→ PROBLEM TO SOLVE
Copy out the listing that follows, exactly, without its pictures.
** start EXCERPTED RECORDS **
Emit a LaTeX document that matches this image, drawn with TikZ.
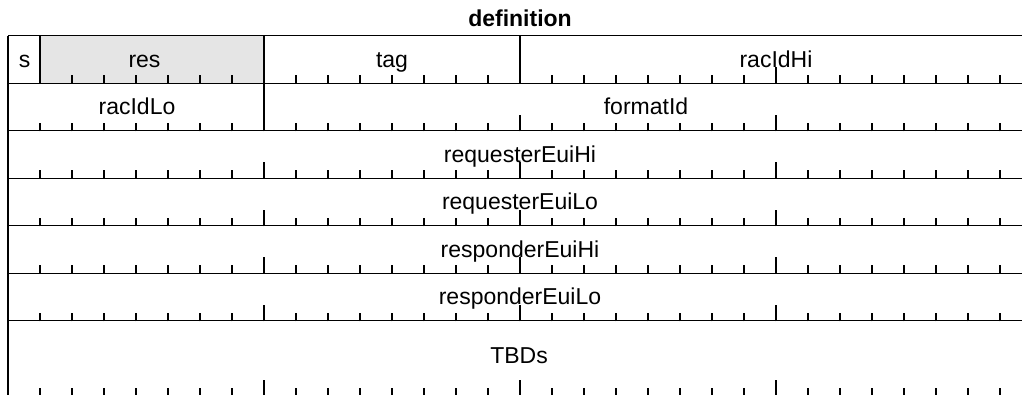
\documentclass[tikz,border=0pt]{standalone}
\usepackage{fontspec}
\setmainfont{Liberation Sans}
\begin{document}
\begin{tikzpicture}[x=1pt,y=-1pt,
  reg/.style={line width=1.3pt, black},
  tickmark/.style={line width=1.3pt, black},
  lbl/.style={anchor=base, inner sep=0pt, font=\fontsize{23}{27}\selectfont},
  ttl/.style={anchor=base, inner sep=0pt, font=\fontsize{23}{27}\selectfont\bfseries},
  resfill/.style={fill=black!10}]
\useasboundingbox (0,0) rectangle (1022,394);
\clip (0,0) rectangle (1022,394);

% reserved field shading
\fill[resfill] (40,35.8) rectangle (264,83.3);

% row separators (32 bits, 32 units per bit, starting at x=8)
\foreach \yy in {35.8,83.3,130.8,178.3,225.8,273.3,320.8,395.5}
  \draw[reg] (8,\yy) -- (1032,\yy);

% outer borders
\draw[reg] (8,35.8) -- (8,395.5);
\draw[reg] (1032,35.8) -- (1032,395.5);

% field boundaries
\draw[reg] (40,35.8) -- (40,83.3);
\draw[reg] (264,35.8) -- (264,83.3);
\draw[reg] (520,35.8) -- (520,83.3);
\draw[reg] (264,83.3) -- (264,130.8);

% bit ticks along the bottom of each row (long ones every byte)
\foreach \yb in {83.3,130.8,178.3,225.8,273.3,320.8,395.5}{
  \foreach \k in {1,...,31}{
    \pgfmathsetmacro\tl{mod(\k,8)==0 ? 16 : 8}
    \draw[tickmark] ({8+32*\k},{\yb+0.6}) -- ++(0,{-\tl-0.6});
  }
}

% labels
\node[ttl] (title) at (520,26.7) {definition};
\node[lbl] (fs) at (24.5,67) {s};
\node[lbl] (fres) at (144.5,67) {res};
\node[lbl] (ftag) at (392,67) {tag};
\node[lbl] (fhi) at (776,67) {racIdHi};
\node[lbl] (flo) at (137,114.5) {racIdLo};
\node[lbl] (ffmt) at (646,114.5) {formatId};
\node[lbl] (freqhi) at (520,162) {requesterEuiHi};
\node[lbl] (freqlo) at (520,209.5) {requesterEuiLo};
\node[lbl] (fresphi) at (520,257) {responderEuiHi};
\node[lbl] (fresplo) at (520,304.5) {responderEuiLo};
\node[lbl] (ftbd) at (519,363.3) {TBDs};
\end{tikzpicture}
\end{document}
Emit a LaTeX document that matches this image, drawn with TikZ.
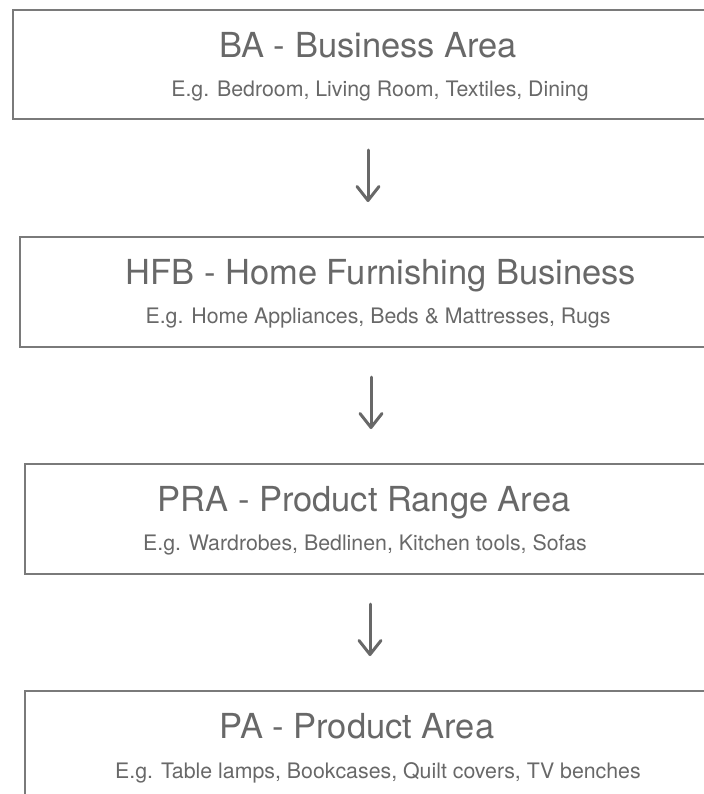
** end EXCERPTED RECORDS **
→ ANSWER TO THE EXERCISE
Emit a LaTeX document that matches this image, drawn with TikZ.
\documentclass[tikz,border=0pt]{standalone}
\usepackage{fontspec}
\setmainfont{Liberation Sans}
\begin{document}
\begin{tikzpicture}[x=1pt,y=-1pt,
  reg/.style={line width=1.3pt, black},
  tickmark/.style={line width=1.3pt, black},
  lbl/.style={anchor=base, inner sep=0pt, font=\fontsize{23}{27}\selectfont},
  ttl/.style={anchor=base, inner sep=0pt, font=\fontsize{23}{27}\selectfont\bfseries},
  resfill/.style={fill=black!10}]
\useasboundingbox (0,0) rectangle (1022,394);
\clip (0,0) rectangle (1022,394);

% reserved field shading
\fill[resfill] (40,35.8) rectangle (264,83.3);

% row separators (32 bits, 32 units per bit, starting at x=8)
\foreach \yy in {35.8,83.3,130.8,178.3,225.8,273.3,320.8,395.5}
  \draw[reg] (8,\yy) -- (1032,\yy);

% outer borders
\draw[reg] (8,35.8) -- (8,395.5);
\draw[reg] (1032,35.8) -- (1032,395.5);

% field boundaries
\draw[reg] (40,35.8) -- (40,83.3);
\draw[reg] (264,35.8) -- (264,83.3);
\draw[reg] (520,35.8) -- (520,83.3);
\draw[reg] (264,83.3) -- (264,130.8);

% bit ticks along the bottom of each row (long ones every byte)
\foreach \yb in {83.3,130.8,178.3,225.8,273.3,320.8,395.5}{
  \foreach \k in {1,...,31}{
    \pgfmathsetmacro\tl{mod(\k,8)==0 ? 16 : 8}
    \draw[tickmark] ({8+32*\k},{\yb+0.6}) -- ++(0,{-\tl-0.6});
  }
}

% labels
\node[ttl] (title) at (520,26.7) {definition};
\node[lbl] (fs) at (24.5,67) {s};
\node[lbl] (fres) at (144.5,67) {res};
\node[lbl] (ftag) at (392,67) {tag};
\node[lbl] (fhi) at (776,67) {racIdHi};
\node[lbl] (flo) at (137,114.5) {racIdLo};
\node[lbl] (ffmt) at (646,114.5) {formatId};
\node[lbl] (freqhi) at (520,162) {requesterEuiHi};
\node[lbl] (freqlo) at (520,209.5) {requesterEuiLo};
\node[lbl] (fresphi) at (520,257) {responderEuiHi};
\node[lbl] (fresplo) at (520,304.5) {responderEuiLo};
\node[lbl] (ftbd) at (519,363.3) {TBDs};
\end{tikzpicture}
\end{document}
Emit a LaTeX document that matches this image, drawn with TikZ.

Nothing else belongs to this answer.